GIVEN TASK >> Pictures are excluded. Copy exactly, and only, the lines from the one containing "Reproduce this chart with matplotlib." through the one containing "ax.bar(x + 0.15, directiva, width=width, color=blue, label='J.", both ends included.

## start

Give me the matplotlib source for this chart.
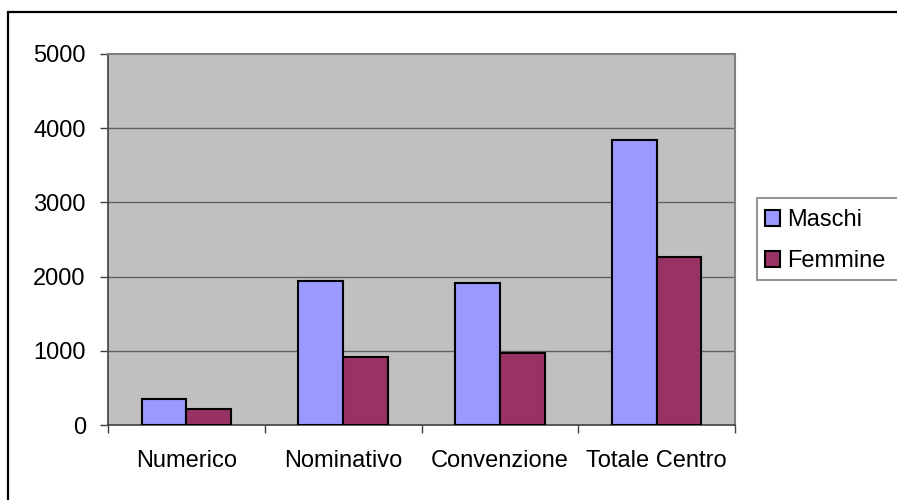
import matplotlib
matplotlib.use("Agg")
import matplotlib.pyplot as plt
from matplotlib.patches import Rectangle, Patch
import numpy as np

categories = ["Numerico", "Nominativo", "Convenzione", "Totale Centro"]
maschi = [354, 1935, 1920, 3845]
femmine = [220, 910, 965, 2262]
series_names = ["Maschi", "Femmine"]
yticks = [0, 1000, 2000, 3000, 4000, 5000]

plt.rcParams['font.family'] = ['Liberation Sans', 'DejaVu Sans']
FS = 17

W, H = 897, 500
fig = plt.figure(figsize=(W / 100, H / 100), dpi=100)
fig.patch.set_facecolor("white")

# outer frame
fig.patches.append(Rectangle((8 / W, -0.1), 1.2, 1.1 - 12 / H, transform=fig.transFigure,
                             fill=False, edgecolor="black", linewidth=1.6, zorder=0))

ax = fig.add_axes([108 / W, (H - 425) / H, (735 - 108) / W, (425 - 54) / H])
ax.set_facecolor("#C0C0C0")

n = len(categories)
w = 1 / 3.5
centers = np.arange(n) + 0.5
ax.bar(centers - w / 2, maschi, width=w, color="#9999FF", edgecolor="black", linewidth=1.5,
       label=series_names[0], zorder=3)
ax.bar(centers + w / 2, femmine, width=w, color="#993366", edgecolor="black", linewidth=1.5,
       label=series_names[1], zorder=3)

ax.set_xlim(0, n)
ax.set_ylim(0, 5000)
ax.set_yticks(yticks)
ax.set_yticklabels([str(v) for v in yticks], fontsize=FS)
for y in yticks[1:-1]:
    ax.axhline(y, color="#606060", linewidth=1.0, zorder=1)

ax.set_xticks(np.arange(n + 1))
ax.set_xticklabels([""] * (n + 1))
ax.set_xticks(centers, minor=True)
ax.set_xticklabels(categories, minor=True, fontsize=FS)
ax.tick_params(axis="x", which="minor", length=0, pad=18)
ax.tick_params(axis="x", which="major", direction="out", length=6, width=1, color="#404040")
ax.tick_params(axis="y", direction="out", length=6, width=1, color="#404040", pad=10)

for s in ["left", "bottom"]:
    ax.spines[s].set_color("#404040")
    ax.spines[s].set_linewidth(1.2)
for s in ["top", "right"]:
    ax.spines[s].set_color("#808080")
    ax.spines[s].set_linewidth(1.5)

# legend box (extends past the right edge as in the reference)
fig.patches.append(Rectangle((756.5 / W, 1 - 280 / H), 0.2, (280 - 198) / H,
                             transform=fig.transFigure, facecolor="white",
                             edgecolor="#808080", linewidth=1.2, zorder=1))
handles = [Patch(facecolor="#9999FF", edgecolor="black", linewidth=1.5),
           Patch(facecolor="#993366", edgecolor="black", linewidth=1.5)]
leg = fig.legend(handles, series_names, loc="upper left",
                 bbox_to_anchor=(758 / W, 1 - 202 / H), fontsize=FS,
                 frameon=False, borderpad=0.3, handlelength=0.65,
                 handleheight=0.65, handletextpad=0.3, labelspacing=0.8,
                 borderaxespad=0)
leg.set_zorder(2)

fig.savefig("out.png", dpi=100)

## end
## start

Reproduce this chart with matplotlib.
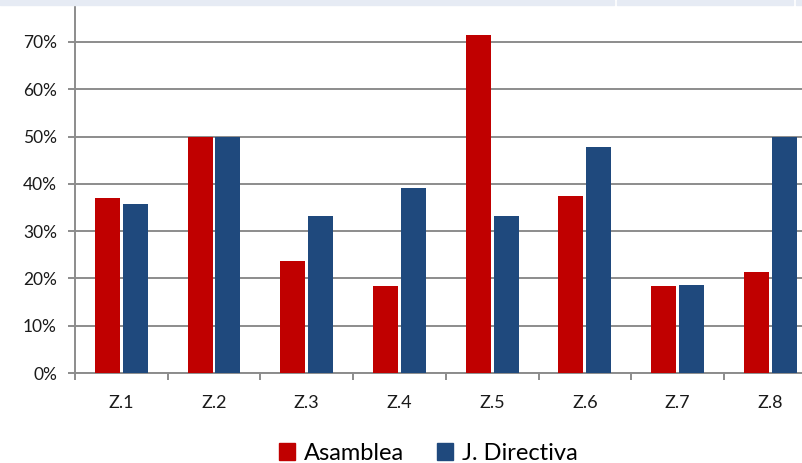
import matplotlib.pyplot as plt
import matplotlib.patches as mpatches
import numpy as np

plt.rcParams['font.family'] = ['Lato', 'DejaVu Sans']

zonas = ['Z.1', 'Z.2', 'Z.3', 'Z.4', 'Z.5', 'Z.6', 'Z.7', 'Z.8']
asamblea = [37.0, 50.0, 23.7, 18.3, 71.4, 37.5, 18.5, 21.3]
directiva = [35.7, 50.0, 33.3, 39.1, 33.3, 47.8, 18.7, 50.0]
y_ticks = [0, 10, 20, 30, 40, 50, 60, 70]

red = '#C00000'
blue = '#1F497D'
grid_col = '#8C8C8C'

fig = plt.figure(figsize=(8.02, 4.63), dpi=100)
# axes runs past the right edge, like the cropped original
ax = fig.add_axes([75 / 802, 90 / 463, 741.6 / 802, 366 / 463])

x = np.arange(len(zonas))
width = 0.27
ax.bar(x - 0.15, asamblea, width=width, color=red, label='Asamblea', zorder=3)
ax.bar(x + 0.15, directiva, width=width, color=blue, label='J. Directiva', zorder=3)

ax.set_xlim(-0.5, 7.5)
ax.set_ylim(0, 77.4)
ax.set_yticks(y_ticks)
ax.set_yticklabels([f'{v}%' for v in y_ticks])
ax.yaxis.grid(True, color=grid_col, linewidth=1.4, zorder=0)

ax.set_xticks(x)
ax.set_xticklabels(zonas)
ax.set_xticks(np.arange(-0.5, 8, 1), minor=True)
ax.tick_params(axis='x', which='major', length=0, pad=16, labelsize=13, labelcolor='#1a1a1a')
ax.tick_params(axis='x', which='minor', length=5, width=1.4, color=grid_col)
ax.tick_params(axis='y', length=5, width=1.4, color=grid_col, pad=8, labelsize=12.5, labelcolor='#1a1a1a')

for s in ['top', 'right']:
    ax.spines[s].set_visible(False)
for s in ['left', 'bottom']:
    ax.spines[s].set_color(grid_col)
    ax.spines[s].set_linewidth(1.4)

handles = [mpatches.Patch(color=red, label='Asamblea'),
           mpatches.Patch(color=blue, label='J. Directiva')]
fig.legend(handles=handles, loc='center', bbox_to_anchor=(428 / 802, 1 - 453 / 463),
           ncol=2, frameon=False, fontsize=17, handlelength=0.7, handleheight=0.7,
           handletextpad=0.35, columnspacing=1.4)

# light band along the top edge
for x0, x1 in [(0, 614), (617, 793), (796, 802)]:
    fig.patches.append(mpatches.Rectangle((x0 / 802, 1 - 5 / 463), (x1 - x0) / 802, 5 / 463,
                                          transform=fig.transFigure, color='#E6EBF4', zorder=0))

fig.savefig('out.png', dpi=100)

## end
## start

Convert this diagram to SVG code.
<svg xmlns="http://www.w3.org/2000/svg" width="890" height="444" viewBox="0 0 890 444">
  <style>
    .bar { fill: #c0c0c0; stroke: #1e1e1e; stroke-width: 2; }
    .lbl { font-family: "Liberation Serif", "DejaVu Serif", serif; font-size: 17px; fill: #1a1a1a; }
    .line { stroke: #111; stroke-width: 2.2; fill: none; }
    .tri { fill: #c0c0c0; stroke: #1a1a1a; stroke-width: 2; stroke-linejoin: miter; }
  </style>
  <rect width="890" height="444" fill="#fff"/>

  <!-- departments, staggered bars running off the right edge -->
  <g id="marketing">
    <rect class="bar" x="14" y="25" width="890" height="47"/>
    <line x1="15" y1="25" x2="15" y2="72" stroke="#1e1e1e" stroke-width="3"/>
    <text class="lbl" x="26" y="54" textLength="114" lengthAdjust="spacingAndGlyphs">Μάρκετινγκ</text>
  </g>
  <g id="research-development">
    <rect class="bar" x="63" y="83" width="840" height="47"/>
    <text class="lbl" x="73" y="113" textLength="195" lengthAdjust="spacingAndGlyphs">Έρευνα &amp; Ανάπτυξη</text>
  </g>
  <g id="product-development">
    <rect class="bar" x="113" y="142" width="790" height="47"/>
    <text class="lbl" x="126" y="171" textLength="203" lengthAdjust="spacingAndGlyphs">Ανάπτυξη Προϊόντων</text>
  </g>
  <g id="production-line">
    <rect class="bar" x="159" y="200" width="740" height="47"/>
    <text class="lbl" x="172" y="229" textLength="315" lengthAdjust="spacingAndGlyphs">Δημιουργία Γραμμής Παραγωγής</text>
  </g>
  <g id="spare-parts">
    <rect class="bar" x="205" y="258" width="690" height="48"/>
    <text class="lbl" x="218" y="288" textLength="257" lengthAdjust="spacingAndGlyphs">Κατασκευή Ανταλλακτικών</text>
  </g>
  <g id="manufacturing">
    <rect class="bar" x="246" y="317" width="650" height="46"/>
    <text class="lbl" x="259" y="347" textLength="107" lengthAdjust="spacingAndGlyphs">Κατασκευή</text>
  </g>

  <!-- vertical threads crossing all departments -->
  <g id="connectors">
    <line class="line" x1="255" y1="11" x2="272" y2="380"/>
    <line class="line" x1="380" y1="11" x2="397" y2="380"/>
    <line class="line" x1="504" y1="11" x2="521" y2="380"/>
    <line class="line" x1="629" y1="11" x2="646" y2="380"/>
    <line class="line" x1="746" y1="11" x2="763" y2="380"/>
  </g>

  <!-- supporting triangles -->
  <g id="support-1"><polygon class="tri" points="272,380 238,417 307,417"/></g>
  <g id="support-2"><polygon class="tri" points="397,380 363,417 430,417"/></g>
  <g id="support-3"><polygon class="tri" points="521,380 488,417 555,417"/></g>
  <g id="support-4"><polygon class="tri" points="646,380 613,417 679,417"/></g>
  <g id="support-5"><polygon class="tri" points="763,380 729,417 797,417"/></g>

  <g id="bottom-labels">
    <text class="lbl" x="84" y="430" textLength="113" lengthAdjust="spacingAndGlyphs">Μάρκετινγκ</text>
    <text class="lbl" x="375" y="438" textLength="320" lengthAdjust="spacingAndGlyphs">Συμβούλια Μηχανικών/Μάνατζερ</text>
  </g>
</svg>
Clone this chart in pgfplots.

## end

PROBLEM SOLUTION >>
Reproduce this chart with matplotlib.
import matplotlib.pyplot as plt
import matplotlib.patches as mpatches
import numpy as np

plt.rcParams['font.family'] = ['Lato', 'DejaVu Sans']

zonas = ['Z.1', 'Z.2', 'Z.3', 'Z.4', 'Z.5', 'Z.6', 'Z.7', 'Z.8']
asamblea = [37.0, 50.0, 23.7, 18.3, 71.4, 37.5, 18.5, 21.3]
directiva = [35.7, 50.0, 33.3, 39.1, 33.3, 47.8, 18.7, 50.0]
y_ticks = [0, 10, 20, 30, 40, 50, 60, 70]

red = '#C00000'
blue = '#1F497D'
grid_col = '#8C8C8C'

fig = plt.figure(figsize=(8.02, 4.63), dpi=100)
# axes runs past the right edge, like the cropped original
ax = fig.add_axes([75 / 802, 90 / 463, 741.6 / 802, 366 / 463])

x = np.arange(len(zonas))
width = 0.27
ax.bar(x - 0.15, asamblea, width=width, color=red, label='Asamblea', zorder=3)
ax.bar(x + 0.15, directiva, width=width, color=blue, label='J. Directiva', zorder=3)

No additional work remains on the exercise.